Piłkarska reprezentacja Polski kobiet rozbiła drużynę z Czech 5:0. To był drugi i ostatni sparing podczas zgrupowania w Hiszpanii. Wcześniej biało-czerwone zremisowały z Finlandią 2:2. “Krychowiak powinien im warkocze robić” ironizują kibice, a one same z zazdrością patrzą na naszych zawodników podczas Euro. Ewa Pajor – nasza najlepsza piłkarka wciąż wierzy w naszą drużynę. Materiał “Raportu”.
Ewa Pajor jest napastniczką reprezentacji kobiet w piłce nożnej i zawodniczką VfL Volfsburg. Polka zdobyła tytuł najlepszej piłkarki w Europie poniżej 17. roku życia, królowej strzelczyń Bundesligi i Piłkarki Roku 2018 i 2019.
Podczas gdy reprezentacja mężczyzn w piłce nożnej przegrała ze Słowacją, polska kadra kobiet, wygrała 5:0 z Czechami. – Cieszymy się z tego, że my zwyciężyłyśmy 5:0 z Czeszkami. Zagrałyśmy naprawdę dobre spotkanie i kończymy ten sezon fajnym akcentem. Żadna satysfakcja, że my wygrałyśmy, a nasi reprezentanci przegrali. My jako piłkarki wspierałyśmy bardzo mocno naszych w tym pierwszym meczu, miałyśmy stworzoną strefę kibica – powiedziała Ewa Pajor.
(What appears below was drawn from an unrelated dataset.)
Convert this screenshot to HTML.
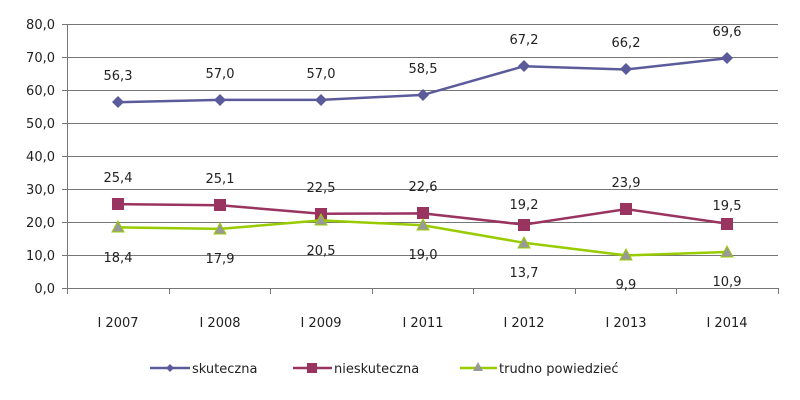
<!DOCTYPE html><html><head><meta charset="utf-8"><style>body{margin:0;background:#fff}svg{display:block}text{font-family:"DejaVu Sans","Liberation Sans",sans-serif;font-size:13px;fill:#222}</style></head><body>
<svg width="800" height="400" viewBox="0 0 800 400">
<g stroke="#777" stroke-width="1">
<line x1="62" y1="24.5" x2="778" y2="24.5"/><line x1="62" y1="57.5" x2="778" y2="57.5"/><line x1="62" y1="90.5" x2="778" y2="90.5"/><line x1="62" y1="123.5" x2="778" y2="123.5"/><line x1="62" y1="156.5" x2="778" y2="156.5"/><line x1="62" y1="189.5" x2="778" y2="189.5"/><line x1="62" y1="222.5" x2="778" y2="222.5"/><line x1="62" y1="255.5" x2="778" y2="255.5"/><line x1="62" y1="288.5" x2="778" y2="288.5"/>
<line x1="67.5" y1="24" x2="67.5" y2="294"/>
<line x1="169.5" y1="288" x2="169.5" y2="294"/><line x1="270.5" y1="288" x2="270.5" y2="294"/><line x1="372.5" y1="288" x2="372.5" y2="294"/><line x1="473.5" y1="288" x2="473.5" y2="294"/><line x1="575.5" y1="288" x2="575.5" y2="294"/><line x1="676.5" y1="288" x2="676.5" y2="294"/><line x1="778.5" y1="288" x2="778.5" y2="294"/>
</g>
<g text-anchor="end"><text x="55" y="29">80,0</text><text x="55" y="62">70,0</text><text x="55" y="95">60,0</text><text x="55" y="128">50,0</text><text x="55" y="161">40,0</text><text x="55" y="194">30,0</text><text x="55" y="227">20,0</text><text x="55" y="260">10,0</text><text x="55" y="293">0,0</text></g>
<g text-anchor="middle"><text x="118" y="327">I 2007</text><text x="220" y="327">I 2008</text><text x="321" y="327">I 2009</text><text x="423" y="327">I 2011</text><text x="524" y="327">I 2012</text><text x="626" y="327">I 2013</text><text x="727" y="327">I 2014</text></g>
<polyline fill="none" stroke="#5b5b9b" stroke-width="2.5" points="118,102.2 220,99.9 321,99.9 423,94.9 524,66.2 626,69.5 727,58.3"/>
<g fill="#5b5b9b"><path d="M118,96l6,6-6,6-6-6z"/><path d="M220,94l6,6-6,6-6-6z"/><path d="M321,94l6,6-6,6-6-6z"/><path d="M423,89l6,6-6,6-6-6z"/><path d="M524,60l6,6-6,6-6-6z"/><path d="M626,63l6,6-6,6-6-6z"/><path d="M727,52l6,6-6,6-6-6z"/></g>
<g text-anchor="middle"><text x="118" y="80">56,3</text><text x="220" y="78">57,0</text><text x="321" y="78">57,0</text><text x="423" y="73">58,5</text><text x="524" y="44">67,2</text><text x="626" y="47">66,2</text><text x="727" y="36">69,6</text></g>
<polyline fill="none" stroke="#99335f" stroke-width="2.5" points="118,204.2 220,205.2 321,213.8 423,213.4 524,224.6 626,209.1 727,223.6"/>
<g fill="#99335f"><rect x="112" y="198" width="12" height="12"/><rect x="214" y="199" width="12" height="12"/><rect x="315" y="208" width="12" height="12"/><rect x="417" y="207" width="12" height="12"/><rect x="518" y="219" width="12" height="12"/><rect x="620" y="203" width="12" height="12"/><rect x="721" y="218" width="12" height="12"/></g>
<g text-anchor="middle"><text x="118" y="182">25,4</text><text x="220" y="183">25,1</text><text x="321" y="192">22,5</text><text x="423" y="191">22,6</text><text x="524" y="209">19,2</text><text x="626" y="187">23,9</text><text x="727" y="210">19,5</text></g>
<polyline fill="none" stroke="#99cc00" stroke-width="2.5" points="118,227.3 220,228.9 321,220.4 423,225.3 524,242.8 626,255.4 727,252"/>
<g fill="#999" stroke="#99cc00" stroke-width="1"><path d="M118,221l6,11h-12z"/><path d="M220,223l6,11h-12z"/><path d="M321,214l6,11h-12z"/><path d="M423,219l6,11h-12z"/><path d="M524,237l6,11h-12z"/><path d="M626,249l6,11h-12z"/><path d="M727,246l6,11h-12z"/></g>
<g text-anchor="middle"><text x="118" y="262">18,4</text><text x="220" y="263">17,9</text><text x="321" y="255">20,5</text><text x="423" y="259">19,0</text><text x="524" y="277">13,7</text><text x="626" y="289">9,9</text><text x="727" y="286">10,9</text></g>
<line x1="150" y1="368" x2="190" y2="368" stroke="#5b5b9b" stroke-width="2.5"/><path d="M170,364l4,4-4,4-4-4z" fill="#5b5b9b"/><text x="192" y="373">skuteczna</text>
<line x1="293" y1="368" x2="332" y2="368" stroke="#99335f" stroke-width="2.5"/><rect x="307" y="363" width="10" height="10" fill="#99335f"/><text x="334" y="373">nieskuteczna</text>
<line x1="460" y1="368" x2="497" y2="368" stroke="#99cc00" stroke-width="2.5"/><path d="M478,362l5,9h-10z" fill="#999"/><text x="499" y="373">trudno powiedzieć</text>
</svg></body></html>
Piłkarka zapytana o szanse Polaków na wyjście z grupy, odpowiedziała: “ja wierzę w nich bardzo, kibicuję i wierzę, że wyjdziemy z grupy”. – Czasami trzeba przegrać, trzeba wyciągnąć wnioski i właśnie to jest ten moment, żeby wyciągnąć wnioski, zobaczyć co się zrobiło źle i żeby to w następnym meczu poprawić. To jest właśnie ten czas, żeby nasi piłkarze, ich sztab, te wnioski wyciągnął – zaznaczyła Pajor.
WIDEO: zobacz materiał “Raportu”
Czy Polacy mają szansę w meczu z Hiszpanią? – Oczywiście. Mam nadzieję, że będzie to dobry mecz Polaków i jeżeli zagramy w najlepszy możliwy sposób, to możemy Hiszpanów pokonać. W piłce nożnej wszystko jest możliwe – podkreśla Pajor.